Enfant, Romain Gary reçu une sorte de requête : «Quand tu rencontreras de grands personnages, des hommes importants, promets-moi de leur dire : au n° 16 de la rue Grande-Pohulanka, à Wilno, habitait M. Piekielny ». Il respecta cette promesse faite à ce voisin (qui ressemblait à “une souris triste” et qui devina en lui un enfant au grand avenir) lorsqu’il devint résistant, diplomate et bien sûr écrivain. Et l’auteur de préciser dans La Promesse de l’aube : « Des estrades de l’ONU à l’Ambassade de Londres, du Palais Fédéral de Berne à l’Élysée, devant Charles de Gaulle et Vichinsky, devant les hauts dignitaires et les bâtisseurs pour mille ans, je n’ai jamais manqué de mentionner l’existence du petit homme ».
A côté de l’humour cher à l’auteur, cet homme mystérieux devint un personnage baroque, picaresque. Le personnage du Baron.
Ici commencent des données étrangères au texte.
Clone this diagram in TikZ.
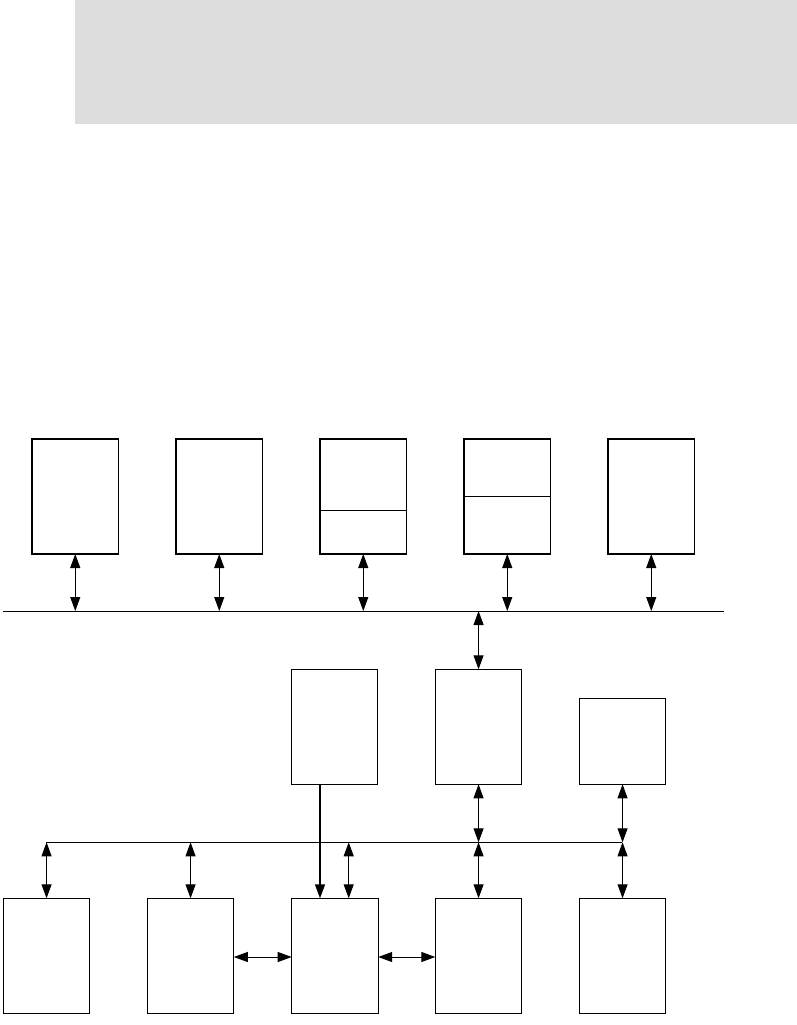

Pour sa part, dès qu’il se met à écrire et afin de ne pas cristalliser son écriture dans l’autofiction, Désérable croit inventer un personnage : « un Chilien d’une quarantaine d’années, mélancolique, d’origine germanique, qui descendrait de barons baltes et revendiquerait tout au long du livre ses origines prétendument nobiliaires ». De fait, ce baron existait déjà : c’était le personnage récurrent des romans de Gary. Mais avant de le soupçonner, il invente pour un autre récit avec un nouveau noble : le Baron de Saint-Pesant. Et c’est à ce moment là que le jeune auteur découvre le fameux Baron de Gary. Celui-là, et comme son auteur, prend différents pseudo dans des romans où il apparaît, le plus souvent sans raison directement logique et narrative (Le Grand Vestiaire, les Couleurs du jour, Les Racines du ciel, les Mangeurs d’étoiles, La Danse de Gengis Cohn, la Tête coupable et Europa).
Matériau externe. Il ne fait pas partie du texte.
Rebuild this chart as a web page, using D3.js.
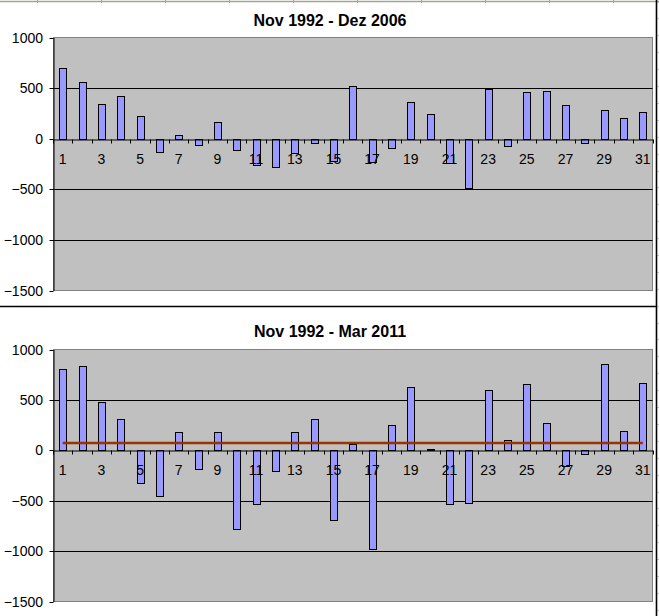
<!DOCTYPE html>
<html><head><meta charset="utf-8">
<script src="https://cdn.jsdelivr.net/npm/d3@7"></script>
<style>
body{margin:0;background:#fff}
svg{display:block}
text{font-family:"Liberation Sans",Arial,sans-serif;fill:#000}
</style>
</head><body>
<svg id="c" width="659" height="616"></svg>
<script>
// ---- data ----
const days = [1,2,3,4,5,6,7,8,9,10,11,12,13,14,15,16,17,18,19,20,21,22,23,24,25,26,27,28,29,30,31];
const valuesDez2006 = [700,565,345,425,226,-130,40,-60,165,-110,-260,-280,-140,-45,-225,525,-235,-90,365,245,-240,-490,490,-75,465,475,330,-40,285,205,265];
const valuesMar2011 = [810,840,475,315,-320,-450,185,-190,185,-780,-530,-210,185,315,-690,65,-975,255,630,10,-530,-520,600,105,660,275,-155,-40,860,195,670];
const meanMar2011 = 72;
const yTicks = [1000,500,0,-500,-1000,-1500];
const gridValues = [500,-500,-1000];
const xLabels = [1,3,5,7,9,11,13,15,17,19,21,23,25,27,29,31];
const titles = ["Nov 1992 - Dez 2006","Nov 1992 - Mar 2011"];

const svg = d3.select("#c");

// spreadsheet background details
svg.append("line").attr("x1",0).attr("x2",659).attr("y1",1.5).attr("y2",1.5)
  .attr("stroke","#a3a294").attr("stroke-width",1.5);
[37.5,101.5,165.5,229.5,293.5,357.5,421.5,485.5,549.5,613.5].forEach(x=>{
  svg.append("line").attr("x1",x).attr("x2",x).attr("y1",0).attr("y2",3).attr("stroke","#a3a294");
});
for(let y=1.5;y<616;y+=16.9){
  svg.append("line").attr("x1",657).attr("x2",659).attr("y1",Math.round(y)+0.5).attr("y2",Math.round(y)+0.5).attr("stroke","#c8c8c8");
}
svg.append("line").attr("x1",0).attr("x2",657).attr("y1",306.5).attr("y2",306.5).attr("stroke","#000").attr("stroke-width",1.6);
svg.append("line").attr("x1",656.5).attr("x2",656.5).attr("y1",0).attr("y2",616).attr("stroke","#000").attr("stroke-width",1.6);

const panels = [
  {values: valuesDez2006, title: titles[0], titleY: 25.7, top: 37.5, bottom: 290.5, mean: null},
  {values: valuesMar2011, title: titles[1], titleY: 336.7, top: 349.5, bottom: 601.5, mean: meanMar2011}
];
const left = 53, right = 652.5;

panels.forEach(p=>{
  const g = svg.append("g");
  const x = d3.scaleBand().domain(days).range([left,right]).padding(0);
  const xb = d3.scaleLinear().domain([0,days.length]).range([left,right]);
  const y = d3.scaleLinear().domain([-1500,1000]).range([p.bottom,p.top]);
  const ry = v => Math.round(y(v)) + 0.5;

  g.append("text").attr("x",330).attr("y",p.titleY).attr("text-anchor","middle")
    .style("font-size","16px").style("font-weight","bold").text(p.title);

  g.append("rect").attr("x",left+0.5).attr("y",p.top).attr("width",right-left-0.5).attr("height",p.bottom-p.top)
    .attr("fill","#c0c0c0").attr("stroke","#808080").attr("stroke-width",1);

  g.selectAll(".grid").data(gridValues).enter().append("line")
    .attr("x1",left).attr("x2",right).attr("y1",d=>ry(d)).attr("y2",d=>ry(d))
    .attr("stroke","#000").attr("stroke-width",1);

  const bw = 7;
  g.selectAll(".bar").data(p.values).enter().append("rect")
    .attr("x",(d,i)=>Math.round(x(days[i]) + x.bandwidth()/2 - bw/2) + 0.5)
    .attr("y",d=>Math.min(ry(d),ry(0)))
    .attr("width",bw)
    .attr("height",d=>Math.abs(ry(d)-ry(0)))
    .attr("fill","#9999ff").attr("stroke","#000").attr("stroke-width",1);

  if(p.mean!==null){
    const line = d3.line().x(d=>x(d)+x.bandwidth()/2).y(()=>y(p.mean));
    g.append("path").datum(days).attr("d",line).attr("fill","none")
      .attr("stroke","#993300").attr("stroke-width",2.5);
  }

  // y axis
  const ya = g.append("g").attr("transform",`translate(${left+0.5},0)`)
    .call(d3.axisLeft(y).tickValues(yTicks).tickSize(4).tickSizeOuter(0).tickPadding(6.5).tickFormat(d3.format("d")));
  ya.selectAll("path,line").attr("stroke","#000");
  ya.selectAll(".tick").attr("transform",d=>`translate(0,${ry(d)})`);
  ya.selectAll("text").style("font-size","14px").attr("fill","#000").style("font-family",'"Liberation Sans",Arial,sans-serif');

  // zero axis with boundary ticks
  const z = ry(0);
  const xa = g.append("g").attr("transform",`translate(0,${z})`)
    .call(d3.axisBottom(xb).tickValues(d3.range(0,days.length+1)).tickSize(4).tickSizeOuter(0).tickFormat(""));
  xa.selectAll("path,line").attr("stroke","#000");
  xa.selectAll(".tick").attr("transform",d=>`translate(${Math.round(xb(d))+0.5},0)`);

  // labels
  const xl = g.append("g").attr("transform",`translate(0,${z})`)
    .call(d3.axisBottom(x).tickValues(xLabels).tickSize(0).tickPadding(15));
  xl.select(".domain").remove();
  xl.selectAll("text").style("font-size","14px").attr("fill","#000").style("font-family",'"Liberation Sans",Arial,sans-serif');
});
</script>
</body></html>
C’est dans un bus qui venait de Vilnius (ville natale de Gary) que l’auteur a découvert Romain Gary et son « Baron » en lisant La Promesse de l’Aube. Désérable fut aussitôt hanté par la phrase citée en début d’article. Il partit à la découverte de cet être mystérieux, apparemment dépourvu de réalité, typiquement incongru, gêneur, plus ou moins et a priori fou. Les critiques de Gary ont cherché bien des généalogies à un tel personnage : le baron de Nuncingen de Balzac, celui de Münchhausen issu comme Gary des pays baltes, et comme lui encore, bonimenteur de génie, maître des mythomanies.
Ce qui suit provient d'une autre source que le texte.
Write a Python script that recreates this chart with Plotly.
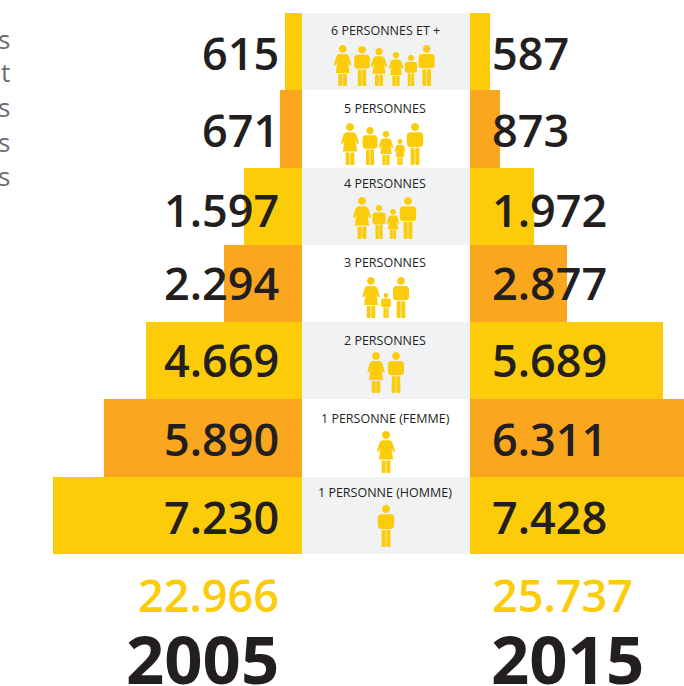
import math
import plotly.graph_objects as go

W, H = 684, 686
categories = ["6 PERSONNES ET +", "5 PERSONNES", "4 PERSONNES", "3 PERSONNES",
              "2 PERSONNES", "1 PERSONNE (FEMME)", "1 PERSONNE (HOMME)"]
labels_2005 = ["615", "671", "1.597", "2.294", "4.669", "5.890", "7.230"]
labels_2015 = ["587", "873", "1.972", "2.877", "5.689", "6.311", "7.428"]
# bar lengths
bars_2005 = [500, 647, 1706, 2294, 4588, 5824, 7324]
bars_2015 = [588, 882, 1882, 2853, 5676, 6311, 7428]
panel_fill = [1, 0, 1, 0, 1, 0, 1]
bar_colors = ["#FCCC0A", "#FAA61E", "#FCCC0A", "#FAA61E", "#FCCC0A", "#FAA61E", "#FCCC0A"]
panel_colors = ["#F0F2F4" if v else "#FFFFFF" for v in panel_fill]
total_2005, total_2015 = "22.966", "25.737"
year_2005, year_2015 = "2005", "2015"
clipped_letters = ["s", "t", "s", "s", "s"]

YELLOW, DARK = "#FCCC0A", "#231F20"
FONT = "Open Sans"
SCALE = 0.034  # px per unit

fig = go.Figure()
fig.add_bar(y=categories, x=bars_2005, orientation="h", marker=dict(color=bar_colors, line_width=0),
            xaxis="x", yaxis="y", hoverinfo="skip")
fig.add_bar(y=categories, x=bars_2015, orientation="h", marker=dict(color=bar_colors, line_width=0),
            xaxis="x2", yaxis="y", hoverinfo="skip")
fig.add_bar(y=categories, x=[1] * 7, orientation="h", marker=dict(color=panel_colors, line_width=0),
            xaxis="x3", yaxis="y", hoverinfo="skip")

PX, PY = (lambda x: x / W), (lambda y: 1 - y / H)
def path(points):
    return "M" + " L".join(f"{PX(x):.5f},{PY(y):.5f}" for x, y in points) + " Z"
def circle(cx, cy, r):
    return path([(cx + r * math.cos(i * math.pi / 12), cy + r * math.sin(i * math.pi / 12)) for i in range(24)])
def rrect(x0, y0, x1, y1, r):
    pts = []
    for cx, cy, a in ((x1 - r, y0 + r, -90), (x1 - r, y1 - r, 0), (x0 + r, y1 - r, 90), (x0 + r, y0 + r, 180)):
        for k in range(5):
            t = math.radians(a + k * 22.5)
            pts.append((cx + r * math.cos(t), cy + r * math.sin(t)))
    return path(pts)

def man(cx, top, bot):
    h = bot - top
    d = [circle(cx, top + .095 * h, .095 * h)]
    w = .195 * h
    d.append(rrect(cx - w, top + .22 * h, cx + w, top + .57 * h, .08 * h))
    lw = .105 * h
    d.append(rrect(cx - lw, top + .59 * h, cx - .008 * h, bot, .025 * h))
    d.append(rrect(cx + .008 * h, top + .59 * h, cx + lw, bot, .025 * h))
    return " ".join(d)

def woman(cx, top, bot):
    h = bot - top
    d = [circle(cx, top + .095 * h, .095 * h)]
    d.append(path([(cx - .09 * h, top + .22 * h), (cx + .09 * h, top + .22 * h),
                   (cx + .15 * h, top + .26 * h), (cx + .215 * h, top + .48 * h),
                   (cx + .17 * h, top + .5 * h), (cx + .13 * h, top + .4 * h),
                   (cx + .17 * h, top + .68 * h), (cx - .17 * h, top + .68 * h),
                   (cx - .13 * h, top + .4 * h), (cx - .17 * h, top + .5 * h),
                   (cx - .215 * h, top + .48 * h), (cx - .15 * h, top + .26 * h)]))
    lw = .105 * h
    d.append(rrect(cx - lw, top + .70 * h, cx - .008 * h, bot, .025 * h))
    d.append(rrect(cx + .008 * h, top + .70 * h, cx + lw, bot, .025 * h))
    return " ".join(d)

icons = [
    (86, [(woman, 342.7, 45), (man, 362, 46), (woman, 379, 48), (woman, 396, 52), (man, 411, 55), (man, 426.7, 45)]),
    (165, [(woman, 350, 123), (man, 370, 127), (woman, 386, 131), (woman, 400, 139), (man, 415, 123)]),
    (239, [(woman, 362, 197), (man, 379, 205), (woman, 393, 209), (man, 408, 197)]),
    (318, [(woman, 371, 277), (man, 386, 293), (man, 401, 277)]),
    (393, [(woman, 376, 352), (man, 396, 352)]),
    (473, [(woman, 386, 431)]),
    (547, [(man, 386, 505)]),
]
shapes = []
for bottom, people in icons:
    for fn, cx, top in people:
        shapes.append(dict(type="path", xref="paper", yref="paper", path=fn(cx, top, bottom),
                           fillcolor=YELLOW, line_width=0, layer="above"))

def note(text, x, y, size, color=DARK, anchor="center", weight=400):
    fig.add_annotation(text=text, xref="paper", yref="paper", x=PX(x), y=PY(y), showarrow=False,
                       xanchor=anchor, yanchor="middle", borderpad=0,
                       font=dict(family=FONT, size=size, color=color, weight=weight))

label_y = [52, 130, 209, 282, 359, 438, 516]
caption_y = [30, 108.5, 184, 262, 340, 418, 492]
for i, cat in enumerate(categories):
    note(labels_2005[i], 279.5, label_y[i], 45, anchor="right", weight=600)
    note(labels_2015[i], 490.5, label_y[i], 45, anchor="left", weight=600)
    note(cat, 385, caption_y[i], 12.5)
note(total_2005, 279.5, 594, 45, YELLOW, "right", 600)
note(total_2015, 490.5, 594, 45, YELLOW, "left", 600)
note(year_2005, 280, 658, 67, anchor="right", weight=700)
note(year_2015, 490, 658, 67, anchor="left", weight=700)
for ch, y in zip(clipped_letters, [39, 72, 107, 142, 176]):
    note(ch, 10.5, y, 26, "#6D6E71", "right")

hidden = dict(showgrid=False, zeroline=False, showticklabels=False, ticks="", showline=False, fixedrange=True)
fig.update_layout(
    width=W, height=H, margin=dict(l=0, r=0, t=0, b=0), autosize=False,
    paper_bgcolor="white", plot_bgcolor="rgba(0,0,0,0)", showlegend=False,
    barmode="overlay", bargap=0, shapes=shapes,
    xaxis=dict(domain=[0, 302 / W], range=[302 / SCALE, 0], anchor="y", **hidden),
    xaxis2=dict(domain=[470 / W, 1], range=[0, 214 / SCALE], anchor="y", **hidden),
    xaxis3=dict(domain=[302 / W, 470 / W], range=[0, 1], anchor="y", **hidden),
    yaxis=dict(domain=[1 - 554 / H, 1 - 13 / H], range=[6.5, -0.5], type="category",
               categoryorder="array", categoryarray=categories, **hidden),
)
fig.write_html("out.html", config=dict(displayModeBar=False),
               post_script="document.body.style.margin='0';")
Mais pour Roman Gary ce personnage est un idéaliste d’un genre particulier : « un enfant de pute qui trouve que la terre n’est pas un endroit assez bien pour lui. » (Les mangeurs d’étoiles).
Désérable, jeté par hasard devant la maison d’un tel « héros », remonte donc l’histoire de celui qui fut en équilibre instable entre deux statuts : ordonnateur des hautes œuvres et parfait charlatanisme. Ce personnage le fascine comme il fascina Gary dont le souhait fut — et le jeune romancier l’a lu — : « quand je ne serai plus là, ou même avant, j’aimerais beaucoup que d’autres romanciers le reprennent et le continuent ». Désérable l’a réalisé superbement. En hommage autant à ce personnage qu’à Gary lui-même. Il est donc entré en baronnie. Pour sauver et venger M. Piekielny qui « a fini en savon pour satisfaire les besoins de propreté des nazis » comme l’écrivit Gary.
A l’auteur qui vécut plusieurs vies, son cadet en ajoute une. Manière de s’inventer en poursuivant les jeux de miroir de Gary/Ajar. Bref, il répond à ceux qui affirment que nous aurions besoin d’un cinquième Romain Gary aujourd’hui. A sa manière, ce superbe roman offre la nouvelle version de l’écrivain (et de son personnage).
jean-paul gavard-perret
François-Henri Désérable, Un certain M. Piekielny, Gallimard, collection Blanche, Paris, 2017, 272 p.